Science Research Area 2: Cold-Region Ecosystem and Watershed Process Responses to Changing Cold-Season Climate Drivers (Standard Applications Only)
Cold-region ecosystems and watersheds are those defined by the presence of snow and/or ice that regularly persist for several days per occurrence for a part of the year (i.e., the cold season defined by climatically average presence of snow or ice). Key ecological and hydrobiogeochemical processes in these ecosystems are often highly adapted to the occurrence and characteristics of this cold season, such as freeze/thaw cycles; snowfall/rainfall ratios; snow, ice, and glacial cover; and vegetation type, cover, and dynamics. As cold-season climate features and thresholds change (e.g., snowfall amounts, snowmelt dynamics, and air and soil temperature patterns) in mountain, high latitude, and other cold-region ecosystems, there is a need for better predictive understanding of the underlying mechanisms as well as those thresholds and the potential tipping points of critical ecosystem and hydro-biogeochemical processes. A report from a recent DOE-led workshop on Integrated Mountain Hydroclimate (https://ess.science.energy.gov/imhc-workshop/) identified winter climate variability and change as a key uncertainty in developing a more complete understanding of integrated mountain hydroclimate from the subsurface to the atmosphere, which could then be incorporated into process models and ESMs. Key climate variables likely to impact ecosystem and watershed processes include sudden and long-term thermal and hydrologic shifts, and changes in frequency or severity of cold-season disturbance events (e.g., rain-on-snow flooding, ice storms, or wildfire impacts) that will alter plant, microbial, and nutrient processes in these environments.
Projects are sought that investigate mechanistic and process-level interactions between shifts in cold-season climate drivers and ecosystem and watershed responses, especially ones that lead to large changes in ecosystem and watershed scale functioning and feedbacks (e.g., whole ecosystem productivity, ecosystem/watershed-scale carbon or nutrient fluxes or exports, and watershed-scale water and energy balance changes) in cold-region systems. The scope of applications should encompass observational and/or experimental research as well as deliberate linkages to modeling in a ModEx approach. Proposed research should result in improved understanding of ecological and/or hydrological processes and their responses to changing coldseason duration, precipitation regimes, and/or soil temperatures within the cold season. Field and laboratory results are also expected to be translated into improved representation and parameterization in ecosystem, watershed, and Earth system models. These efforts should allow models to adequately capture transient dynamics, sensitivity to change, and potential state shifts in these critical ecosystems. This solicitation targets critical ecosystems in cold regions, defined by the climatically average presence of snow and/or ice that regularly lasts for several days per occurrence for at least part of the year, including mountain watersheds, boreal forests/peatlands, and high-latitude tundra. Research that focuses primarily on aquatic processes, agricultural systems, forest management, contaminants, engineered or artificial systems, ecosystem services, human interactions, macro-organismal interactions, ocean, studies that primarily focus on remote sensing, or studies that focus primarily on the development and/or parameterization of models without equally contributing new fundamental understanding of ecosystem or watershed processes is out of scope and will not be considered.

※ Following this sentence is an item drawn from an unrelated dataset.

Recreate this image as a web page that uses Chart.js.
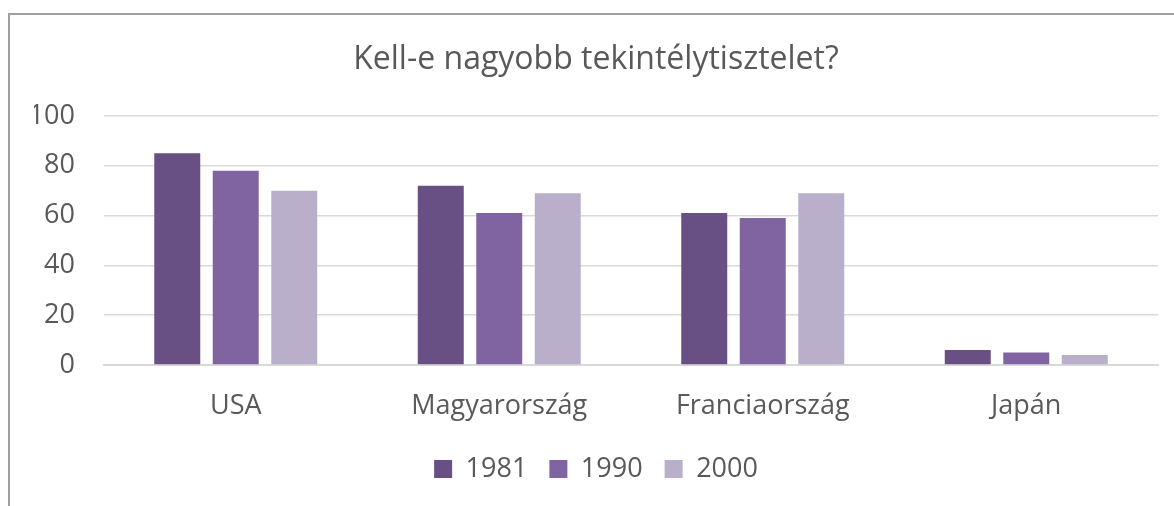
<!DOCTYPE html>
<html>
<head>
<meta charset="utf-8">
<script src="https://cdn.jsdelivr.net/npm/chart.js@4/dist/chart.umd.min.js"></script>
<style>
  html, body { margin: 0; padding: 0; background: #fff; overflow: hidden; }
  #frame { position: absolute; left: 8px; top: 13px; width: 1300px; height: 700px; border: 2px solid #a0a0a0; }
  #wrap { position: absolute; left: 0; top: 0; width: 1174px; height: 506px; }
</style>
</head>
<body>
<div id="frame"></div>
<div id="wrap"><canvas id="chart"></canvas></div>
<script>
// chart data
const categories = ['USA', 'Magyarország', 'Franciaország', 'Japán'];
const years      = ['1981', '1990', '2000'];
const v1981      = [85, 72, 61, 6];
const v1990      = [78, 61, 59, 5];
const v2000      = [70, 69, 69, 4];
const yTicks     = [0, 20, 40, 60, 80, 100];

const COLORS = ['#684f84', '#8064a2', '#b9afcb'];
const TEXT   = '#595959';
const FONT   = "'Open Sans', sans-serif";

const ctx = document.getElementById('chart').getContext('2d');
new Chart(ctx, {
  type: 'bar',
  data: {
    labels: categories,
    datasets: [v1981, v1990, v2000].map((d, i) => ({
      label: years[i], data: d, backgroundColor: COLORS[i], borderWidth: 0,
      categoryPercentage: 0.666, barPercentage: 0.786,
    })),
  },
  options: {
    responsive: true, maintainAspectRatio: false, animation: false,
    layout: { padding: { left: 34, right: 16, top: 0, bottom: 13.5 } },
    plugins: {
      title: {
        display: true, text: 'Kell-e nagyobb tekintélytisztelet?', color: TEXT,
        font: { family: FONT, size: 32, weight: 'normal' }, padding: { top: 41, bottom: 36.6 },
      },
      legend: {
        position: 'bottom',
        labels: { color: TEXT, font: { family: FONT, size: 27 }, boxWidth: 18, boxHeight: 18, padding: 22 },
      },
      tooltip: { enabled: false },
    },
    scales: {
      x: {
        grid: { display: false, drawTicks: false },
        border: { color: '#d9d9d9', width: 2 },
        ticks: { color: TEXT, font: { family: FONT, size: 27 }, padding: 25 },
        afterFit: s => { s.height = 68.5; },
      },
      y: {
        min: 0, max: 100,
        afterBuildTicks: s => { s.ticks = yTicks.map(v => ({ value: v })); },
        grid: { color: '#d9d9d9', lineWidth: 1.5, drawTicks: false },
        border: { display: false },
        ticks: { color: TEXT, font: { family: FONT, size: 27 }, padding: 29 },
        afterFit: s => { s.width = 70; },
      },
    },
  },
});
</script>
</body>
</html>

Science Research Area 3: Synthesis Research for Transferable Insights (Synthesis Applications Only)
Synthesis and meta-analysis studies play an important role in accelerating scientific discovery and building predictive understanding by harnessing existing data to identify and evaluate emergent patterns, generalizable principles, and fundamental insights from extensive datasets that go beyond what can be learned from site-specific studies. ESS has a long-standing and strong commitment to an open-science and open-data philosophy, across a portfolio of past and current research activities using site observations, experimentation, field manipulations, and model simulations to improve process-based, scale-aware predictive understanding of ecosystems and watersheds. The goal of applications to this Science Research Area should be to propose novel, hypothesis-driven studies addressing topics within the ESS program scope that can be investigated by integrating and interrogating findings and/or data from prior observational and/or experimental research activities. Studies leveraging existing ESS-supported data resources and networks (https://ess.science.energy.gov/data/) are particularly encouraged, as is the use of artificial intelligence and machine learning (AI/ML) techniques.

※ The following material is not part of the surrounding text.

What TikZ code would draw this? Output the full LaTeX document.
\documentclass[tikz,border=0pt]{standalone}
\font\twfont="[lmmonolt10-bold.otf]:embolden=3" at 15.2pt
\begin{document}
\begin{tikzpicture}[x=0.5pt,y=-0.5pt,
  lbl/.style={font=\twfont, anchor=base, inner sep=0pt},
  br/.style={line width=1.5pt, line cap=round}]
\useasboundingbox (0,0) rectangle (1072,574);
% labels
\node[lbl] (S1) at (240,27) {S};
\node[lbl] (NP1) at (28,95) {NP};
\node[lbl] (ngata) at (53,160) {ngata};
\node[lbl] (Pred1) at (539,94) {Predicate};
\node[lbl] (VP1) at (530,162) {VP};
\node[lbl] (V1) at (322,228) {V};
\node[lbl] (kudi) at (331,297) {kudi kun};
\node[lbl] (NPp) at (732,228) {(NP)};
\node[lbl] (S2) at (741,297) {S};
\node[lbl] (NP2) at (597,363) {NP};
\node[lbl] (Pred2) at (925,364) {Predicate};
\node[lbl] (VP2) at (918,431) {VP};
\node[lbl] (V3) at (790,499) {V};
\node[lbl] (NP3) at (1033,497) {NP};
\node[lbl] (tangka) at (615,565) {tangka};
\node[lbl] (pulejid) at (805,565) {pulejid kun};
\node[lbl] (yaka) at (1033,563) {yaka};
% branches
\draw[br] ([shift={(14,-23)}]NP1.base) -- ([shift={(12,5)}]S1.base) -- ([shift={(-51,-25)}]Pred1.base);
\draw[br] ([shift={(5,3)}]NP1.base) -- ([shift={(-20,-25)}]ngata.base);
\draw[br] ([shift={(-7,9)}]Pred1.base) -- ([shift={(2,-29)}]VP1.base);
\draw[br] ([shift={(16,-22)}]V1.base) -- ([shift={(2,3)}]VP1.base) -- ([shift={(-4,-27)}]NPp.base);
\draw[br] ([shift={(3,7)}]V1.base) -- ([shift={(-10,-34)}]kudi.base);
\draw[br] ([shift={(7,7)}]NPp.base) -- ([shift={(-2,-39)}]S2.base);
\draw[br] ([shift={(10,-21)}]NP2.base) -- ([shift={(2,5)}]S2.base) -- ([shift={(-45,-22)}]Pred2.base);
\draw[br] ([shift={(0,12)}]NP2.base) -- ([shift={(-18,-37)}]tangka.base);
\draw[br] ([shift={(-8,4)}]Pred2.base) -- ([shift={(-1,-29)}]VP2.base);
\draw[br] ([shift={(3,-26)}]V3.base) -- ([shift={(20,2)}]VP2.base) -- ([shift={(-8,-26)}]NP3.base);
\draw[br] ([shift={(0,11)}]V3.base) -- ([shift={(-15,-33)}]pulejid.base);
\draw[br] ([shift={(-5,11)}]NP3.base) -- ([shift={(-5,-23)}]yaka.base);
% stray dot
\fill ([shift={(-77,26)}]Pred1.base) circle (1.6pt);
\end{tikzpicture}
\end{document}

Applications to this topic must propose synthesis and/or meta-analysis studies that will advance the understanding of identified knowledge gaps or uncertainties in process-based predictive models. Applications addressing the following themes are especially encouraged:
• Transitional, boundary, and interfacial ecosystems
• Scaling of spatially restricted systems and/or processes
• The role of antecedent hydrologic conditions (e.g., precipitation, soil moisture) on regulating ecosystem and watershed scale processes
• Influence of ecological legacy on contemporary function
• Partitioning of evaporation and transpiration components of evapotranspiration
• Mechanisms of soil organic matter stabilization/destabilization
The following topics are NOT within the scope of this Science Research Area: applied/operational science, policy or regulatory topics; agricultural/silvicultural systems, natural resource management, or managed systems; ecosystem services; development of or operational support for networks, centers, or other infrastructure; studies that focus primarily on the development and/or parameterization of models without equally contributing new fundamental understanding of ecosystem or watershed processes.